FI Eye-Opener: Absent inflation pressures still supportive of bonds

Bonds initially took a beating yesterday after strong gains in US payrolls (see more below), but the moves moderated later. The US curve did bear-flatten some, but the 10-year yield ended the day up by only around a bp, having hit its highest level since early-May right after the payrolls numbers.

The German 10-year yield ended yesterday close to unchanged, while shorter yields edged down a bit. Intra-Euro-zone spreads narrowed on the ECB’s message.

Yesterday’s market reaction further supports the notion that the demand for bonds remains alive and kicking. Even stronger US jobs growth is not enough to seriously hurt the bond market, as long as wage pressures are absent.

German yields are likely to trade within a narrow range today with a small downward bias, as the US Independence Day holiday will contribute to low trading volumes.

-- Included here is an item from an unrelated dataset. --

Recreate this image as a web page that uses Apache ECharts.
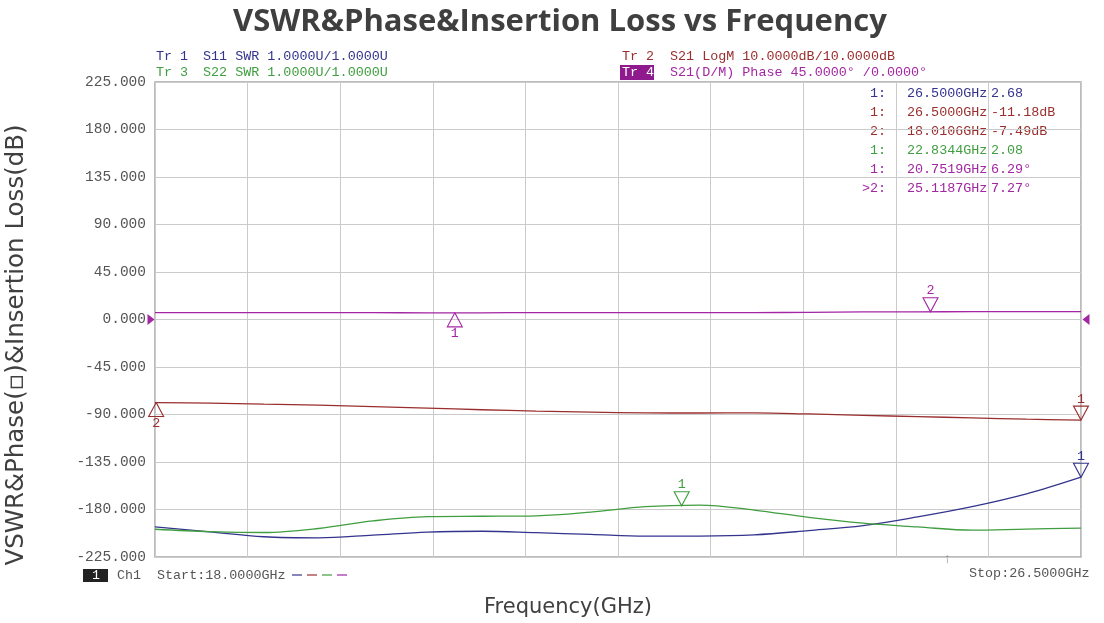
<!DOCTYPE html>
<html>
<head>
<meta charset="utf-8">
<script src="https://cdn.jsdelivr.net/npm/echarts@6/dist/echarts.min.js"></script>
<style>
html,body{margin:0;padding:0;background:#fff;}
#chart{width:1104px;height:623px;}
</style>
</head>
<body>
<div id="chart"></div>
<script>
// Frequency points (GHz)
const freqs = [18.0, 18.5, 19.0, 19.5, 20.0, 20.5, 21.0, 21.5, 22.0, 22.5, 23.0, 23.5, 24.0, 24.5, 25.0, 25.5, 26.0, 26.5];
// Trace values (display units)
const tr1S11Swr = [-196.5, -201.2, -205.8, -206.8, -204.3, -201.4, -200.6, -202.0, -203.6, -205.3, -205.2, -204.0, -200.0, -195.3, -187.0, -177.3, -165.2, -149.4];
const tr2S21LogM = [-78.7, -79.3, -80.2, -81.2, -82.5, -84.0, -85.5, -86.8, -87.8, -88.5, -88.6, -88.5, -89.5, -90.8, -92.0, -93.2, -94.4, -95.3];
const tr3S22Swr = [-198.7, -201.0, -201.8, -198.0, -190.8, -186.7, -186.4, -186.0, -182.5, -177.3, -175.8, -180.5, -187.5, -193.0, -196.5, -199.6, -198.5, -197.7];
const tr4S21Phase = [6.6, 6.6, 6.6, 6.6, 6.5, 6.3, 6.3, 6.6, 6.6, 6.6, 6.6, 6.6, 6.7, 7.2, 7.3, 7.4, 7.5, 7.5];
// Y tick labels
const yTicks = [-225, -180, -135, -90, -45, 0, 45, 90, 135, 180, 225];
// Markers: [trace index, label, frequency, display value, direction]
const markers = [
  [0, '1', 26.5, -149.4, 'down'],
  [1, '1', 26.5, -95.3, 'down'],
  [1, '2', 18.0106, -78.7, 'up'],
  [2, '1', 22.8344, -176.4, 'down'],
  [3, '1', 20.7519, 6.29, 'up'],
  [3, '2', 25.1187, 7.27, 'down']
];
// Marker table rows: [label, frequency text, value text, trace index]
const markerTable = [
  ['1:', '26.5000GHz', '2.68', 0],
  ['1:', '26.5000GHz', '-11.18dB', 1],
  ['2:', '18.0106GHz', '-7.49dB', 1],
  ['1:', '22.8344GHz', '2.08', 2],
  ['1:', '20.7519GHz', '6.29°', 3],
  ['>2:', '25.1187GHz', '7.27°', 3]
];
const traceNames = ['Tr 1 S11 SWR', 'Tr 2 S21 LogM', 'Tr 3 S22 SWR', 'Tr 4 S21 Phase'];
const traceColors = ['#34348e', '#9a2e2e', '#3f9e3f', '#a326a3'];
const traceData = [tr1S11Swr, tr2S21LogM, tr3S22Swr, tr4S21Phase];

const mono = "'Liberation Mono', 'DejaVu Sans Mono', monospace";
const chart = echarts.init(document.getElementById('chart'));

const DOWN = 'path://M0,0L16,0L8,14Z';
const UP = 'path://M8,0L16,14L0,14Z';

const series = traceData.map((arr, i) => {
  const mk = markers.filter(m => m[0] === i).map(m => ({
    name: m[1],
    coord: [m[2], m[3]],
    symbol: m[4] === 'down' ? DOWN : UP,
    symbolSize: [15, 14],
    symbolOffset: [0, m[4] === 'down' ? -7 : 7],
    label: {
      show: true, formatter: m[1], position: m[4] === 'down' ? 'top' : 'bottom',
      distance: 0, color: traceColors[i], fontFamily: mono, fontSize: 13.4
    }
  }));
  if (i === 3) {
    mk.push({coord: [18, 0], symbol: 'path://M0,0L10,6L0,12Z', symbolSize: [7, 11], symbolOffset: [-4, 0],
      itemStyle: {color: traceColors[3], borderWidth: 0}, label: {show: false}});
    mk.push({coord: [26.5, 0], symbol: 'path://M10,0L0,6L10,12Z', symbolSize: [7, 11], symbolOffset: [5, 0],
      itemStyle: {color: traceColors[3], borderWidth: 0}, label: {show: false}});
  }
  return {
    name: traceNames[i],
    type: 'line',
    xAxisIndex: 0,
    data: freqs.map((f, k) => [f, arr[k]]),
    smooth: 0.35,
    showSymbol: false,
    lineStyle: {color: traceColors[i], width: 1.3},
    itemStyle: {color: traceColors[i]},
    silent: true,
    animation: false,
    markPoint: {
      animation: false,
      itemStyle: {color: 'rgba(0,0,0,0)', borderColor: traceColors[i], borderWidth: 1.1},
      data: mk
    }
  };
});

const graphics = [];
function txt(x, y, s, color, opts) {
  graphics.push(Object.assign({
    type: 'text', x: x, y: y,
    style: Object.assign({text: s, fill: color, font: '13.4px ' + mono, textVerticalAlign: 'middle'}, (opts || {}))
  }));
}
// header lines
txt(156, 56, 'Tr 1', traceColors[0]);
txt(203, 56, 'S11 SWR 1.0000U/1.0000U', traceColors[0]);
txt(156, 72, 'Tr 3', traceColors[2]);
txt(203, 72, 'S22 SWR 1.0000U/1.0000U', traceColors[2]);
txt(622, 56, 'Tr 2', traceColors[1]);
txt(670, 56, 'S21 LogM 10.0000dB/10.0000dB', traceColors[1]);
graphics.push({type: 'rect', shape: {x: 620, y: 65, width: 34, height: 15}, style: {fill: '#8e1a8e'}});
txt(622, 72, 'Tr 4', '#ffffff');
txt(670, 72, 'S21(D/M) Phase 45.0000° /0.0000°', traceColors[3]);
// marker table
markerTable.forEach((r, k) => {
  const y = 93.5 + k * 19;
  const c = traceColors[r[3]];
  txt(886, y, r[0], c, {textAlign: 'right'});
  txt(907, y, r[1], c);
  txt(991, y, r[2], c);
});
// bottom status line
graphics.push({type: 'rect', shape: {x: 83, y: 569, width: 25, height: 13}, style: {fill: '#222'}});
txt(92, 575.5, '1', '#ffffff');
txt(117, 575.5, 'Ch1', '#555');
txt(157, 575.5, 'Start:18.0000GHz', '#555');
traceColors.forEach((c, k) => {
  graphics.push({type: 'line', shape: {x1: 292 + k * 15, y1: 575, x2: 302 + k * 15, y2: 575}, style: {stroke: c, lineWidth: 1.2}});
});
txt(969, 573.5, 'Stop:26.5000GHz', '#555');
txt(947, 559, '↑', '#888', {textAlign: 'center'});
// title
graphics.push({type: 'text', x: 560, y: 22, style: {text: 'VSWR&Phase&Insertion Loss vs Frequency', fill: '#3f3f3f',
  font: 'bold 31px "Open Sans", sans-serif', textAlign: 'center', textVerticalAlign: 'middle'}});
// axis names
graphics.push({type: 'text', x: 17, y: 345, rotation: Math.PI / 2, style: {text: 'VSWR&Phase(▫)&Insertion Loss(dB)', fill: '#404040',
  font: '24.5px "DejaVu Sans", sans-serif', textAlign: 'center', textVerticalAlign: 'middle'}});
graphics.push({type: 'text', x: 568, y: 608, style: {text: 'Frequency(GHz)', fill: '#404040',
  font: '21px "DejaVu Sans", sans-serif', textAlign: 'center', textVerticalAlign: 'middle'}});

const option = {
  animation: false,
  backgroundColor: '#ffffff',
  grid: {left: 155, right: 23, top: 82, bottom: 66, show: true, borderColor: '#a6a6a6', borderWidth: 1.5,
    backgroundColor: 'transparent', outerBoundsMode: 'none', containLabel: false},
  xAxis: [
    {type: 'value', min: 18, max: 26.5, show: true, splitLine: {show: false}, axisLine: {show: false},
     axisTick: {show: false}, axisLabel: {show: false}},
    {type: 'value', min: 0, max: 10, interval: 1, position: 'bottom', splitLine: {show: true, lineStyle: {color: '#cbcbcb', width: 1}},
     axisLine: {show: false}, axisTick: {show: false}, axisLabel: {show: false}}
  ],
  yAxis: {
    type: 'value', min: yTicks[0], max: yTicks[yTicks.length - 1], interval: 45,
    splitLine: {show: true, lineStyle: {color: '#cbcbcb', width: 1}},
    axisLine: {show: false}, axisTick: {show: false},
    axisLabel: {formatter: v => v.toFixed(3), fontFamily: mono, fontSize: 14.5, color: '#555', margin: 9}
  },
  series: series,
  graphic: graphics
};
chart.setOption(option);
</script>
</body>
</html>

Equities understandably cheered on yesterday’s news. The main European indices gained by about 1%, while in the US S&P 500 hit another record after a 0.55% advance. Asian equities are trading mostly with small gains this morning, while Europe is set to open slightly higher.

Payrolls surge but wage growth still moderate

US payrolls surprised notably to the upside with a 288k reading, while the two prior months were revised higher by a total of 29k. The April gain was revised to 304k, the first reading above 300k since early 2012. The unemployment rate slumped to 6.1% from 6.3%, the lowest since the summer of 2008. However, the strong job gains were not enough to push wage growth up: average hourly earnings grew by the expected 0.2% m/m, while the annual growth rate actually edged lower from 2.1% to 2.0%. Until wage growth shows clearer signs of picking up, the Fed will not be in a hurry to assume a more hawkish rhetoric.

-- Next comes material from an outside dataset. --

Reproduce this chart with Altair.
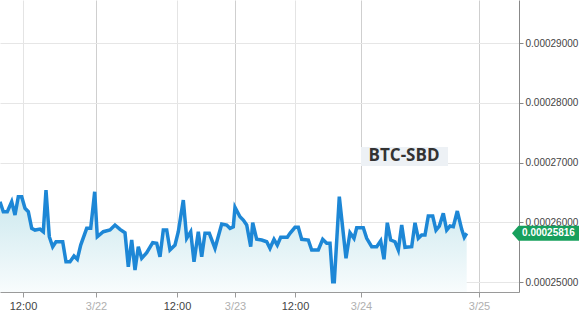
import altair as alt
import pandas as pd

# time position (chart index units) and BTC-SBD price
t = [0, 3.3, 7.3, 11.7, 15, 18.3, 21.7, 25, 28.3, 31.7, 35, 40, 43.3, 46, 49.3, 52.7, 56, 62.7, 66, 70,
     74, 77.3, 80.7, 86.7, 90.7, 94.7, 97.3, 103.3, 110, 115, 120, 125, 128.3, 131.7, 135, 138.3, 141.7, 146.7, 152.7, 156.7,
     160, 163.3, 166.7, 170, 175, 178.3, 183.3, 186.7, 190.7, 194, 198.3, 201.7, 205, 209.3, 215, 221.7, 226.7, 230, 233.3, 235,
     240, 243.3, 246.7, 250.7, 252.7, 256.7, 261.7, 266.7, 270, 274, 277.3, 280.7, 287.3, 290, 295, 298.3, 301.7, 308.3, 311.7, 318.3,
     322.7, 326.7, 330, 332.7, 334.3, 339.3, 346, 350, 354, 356.7, 363.3, 366.7, 371.7, 376.7, 380.7, 384, 387.3, 390.7, 395, 398.3,
     401.7, 405, 411.7, 415, 418.3, 421.7, 425, 428.3, 432.7, 436, 439.3, 443.3, 446.7, 450, 453.3, 457.3, 461.7, 464.3, 466.7]
price = [0.00026344, 0.00026177, 0.00026177, 0.00026344, 0.00026121, 0.00026428, 0.00026428, 0.00026233, 0.00026177, 0.00025899,
         0.00025870, 0.00025887, 0.00025842, 0.00026540, 0.00025758, 0.00025591, 0.00025674, 0.00025674, 0.00025340, 0.00025340,
         0.00025435, 0.00025380, 0.00025619, 0.00025899, 0.00025899, 0.00026511, 0.00025758, 0.00025842, 0.00025870, 0.00025954,
         0.00025882, 0.00025825, 0.00025256, 0.00025703, 0.00025201, 0.00025591, 0.00025397, 0.00025490, 0.00025658, 0.00025648,
         0.00025423, 0.00025870, 0.00025870, 0.00025536, 0.00025619, 0.00025842, 0.00026372, 0.00025731, 0.00025842, 0.00025340,
         0.00025842, 0.00025423, 0.00025815, 0.00025815, 0.00025564, 0.00025971, 0.00025954, 0.00025899, 0.00025925, 0.00026250,
         0.00026093, 0.00026038, 0.00025954, 0.00025591, 0.00025992, 0.00025715, 0.00025703, 0.00025674, 0.00025564, 0.00025715,
         0.00025619, 0.00025748, 0.00025748, 0.00025815, 0.00025915, 0.00025915, 0.00025715, 0.00025703, 0.00025536, 0.00025536,
         0.00025715, 0.00025648, 0.00025648, 0.00025005, 0.00025005, 0.00026428, 0.00025397, 0.00025825, 0.00025731, 0.00025909,
         0.00025909, 0.00025731, 0.00025591, 0.00025591, 0.00025691, 0.00025380, 0.00025992, 0.00025703, 0.00025674, 0.00025536,
         0.00025954, 0.00025581, 0.00025591, 0.00025992, 0.00025731, 0.00025787, 0.00025787, 0.00026105, 0.00026105, 0.00025870,
         0.00025937, 0.00026150, 0.00025870, 0.00025937, 0.00025925, 0.00026188, 0.00025882, 0.00025748, 0.00025816]

x_ticks = [23, 96, 177, 235, 295, 361, 479]
x_labels = ["12:00", "3/22", "12:00", "3/23", "12:00", "3/24", "3/25"]
date_ticks = [96, 235, 361, 479]
y_ticks = [0.00025, 0.00026, 0.00027, 0.00028, 0.00029]
last_price = 0.00025816
pair = "BTC-SBD"

X_DOMAIN = [0, 519]
Y_DOMAIN = [0.00024833, 0.0002972]

df = pd.DataFrame({"t": t, "price": price})
df_last = pd.DataFrame({"price": [last_price], "label": [f"{last_price:.8f}"]})
df_pair = pd.DataFrame({"name": [pair]})

label_expr = "".join(
    f"datum.value == {p} ? '{l}' : " for p, l in zip(x_ticks, x_labels)
) + "''"
date_test = "indexof([" + ",".join(str(d) for d in date_ticks) + "], datum.value) >= 0"

FONT = "Liberation Sans"

x_enc = alt.X(
    "t:Q",
    scale=alt.Scale(domain=X_DOMAIN, nice=False, zero=False),
    axis=alt.Axis(
        values=x_ticks, labelExpr=label_expr, title=None, grid=True,
        gridColor={"condition": {"test": date_test, "value": "#cfcfcf"}, "value": "#e4e4e4"},
        labelColor={"condition": {"test": date_test, "value": "#b0b0b0"}, "value": "#444444"},
        domainColor="#9a9a9a", tickColor="#9a9a9a", tickSize=5, labelPadding=3,
        labelFontSize=11, labelFont=FONT, labelAngle=0, labelFlush=False, labelOverlap=False,
    ),
)
y_enc = alt.Y(
    "price:Q",
    scale=alt.Scale(domain=Y_DOMAIN, nice=False, zero=False),
    axis=alt.Axis(
        orient="right", values=y_ticks, format=".8f", title=None,
        gridColor="#e6e6e6", domainColor="#888888", tickColor="#888888",
        tickSize=4, labelPadding=2, labelFontSize=10, labelColor="#444444", labelFont=FONT,
    ),
)

area = alt.Chart(df).mark_area(
    clip=True,
    color=alt.Gradient(
        gradient="linear",
        stops=[alt.GradientStop(color="#c9e7ed", offset=0),
               alt.GradientStop(color="#f8fcfd", offset=1)],
        x1=1, x2=1, y1=0, y2=1,
    ),
).encode(x=x_enc, y=y_enc, y2=alt.datum(Y_DOMAIN[0]))

line = alt.Chart(df).mark_line(clip=True, color="#1d87d6", strokeWidth=3.5, strokeJoin="miter").encode(
    x="t:Q", y="price:Q"
)

tag = alt.Chart(df_last).mark_point(
    shape="M -1 0 L -0.824 -0.203 L 1 -0.203 L 1 0.203 L -0.824 0.203 Z",
    size=74 * 74, filled=True, color="#17a05d", opacity=1, strokeWidth=0,
).encode(x=alt.value(549), y="price:Q")

tag_text = alt.Chart(df_last).mark_text(
    color="white", fontSize=10, font=FONT, fontWeight="bold", align="center", baseline="middle",
).encode(x=alt.value(548.5), y="price:Q", text="label:N")

pair_bg = alt.Chart(df_pair).mark_rect(color="#edf1f5").encode(
    x=alt.value(361), x2=alt.value(448), y=alt.value(147), y2=alt.value(166)
)
pair_text = alt.Chart(df_pair).mark_text(
    fontSize=17, fontWeight="bold", font="Open Sans", color="#333333", align="center", baseline="middle",
).encode(x=alt.value(404), y=alt.value(156), text="name:N")

chart = alt.layer(area, line, tag, tag_text, pair_bg, pair_text).properties(
    width=519, height=292,
    autosize=alt.AutoSizeParams(type="none"),
    padding={"left": 0, "top": 0, "right": 60, "bottom": 22},
    background="white",
).configure_view(stroke=None)

chart.save("out.html", embed_options={"renderer": "svg", "actions": False})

Draghi brightens unchanged policy assessment with other announcements

Details on the upcoming refinancing operations and changes to the meeting schedule gave some colour to an unchanged monetary policy assessment. Draghi maintained a dovish tone, but the threshold for further near-term easing is high. As the inflation outlook remains subdued, the PMIs have shown signs of struggling, and the ECB has not implemented all the easing it has announced, yields and rates will remain low, spreads will narrow further, while the euro is not set to feel much further pressure from the ECB’s side in the near future.

Riksbank surprises with a 50bp rate cut

While a rate cut was generally expected, the Riksbank surprised yesterday by taking rates lower by a full 50bp to 0.25%.The move illustrates that the central bank is willing to increasingly try to tackle the too-low inflation instead of worrying over high household debt.The repo rate is now back to the lows seen 2009-2010.

Fourth of July contributes to a light calendar

After yesterday’s heavy calendar, today looks much calmer, not least because of the US Independence Day holiday. German May factory orders will be released at 8:00 CET, while the ECB will announce the latest 3-year LTRO repayment data at 12:00 CET.

On the ratings front, Moody’s has a chance to review its ratings on Belgium and the Netherlands. Moody’s still rates the Netherlands Aaa with a stable outlook, while its assessment on Belgium is Aa3 with a stable outlook. No changes look likely today.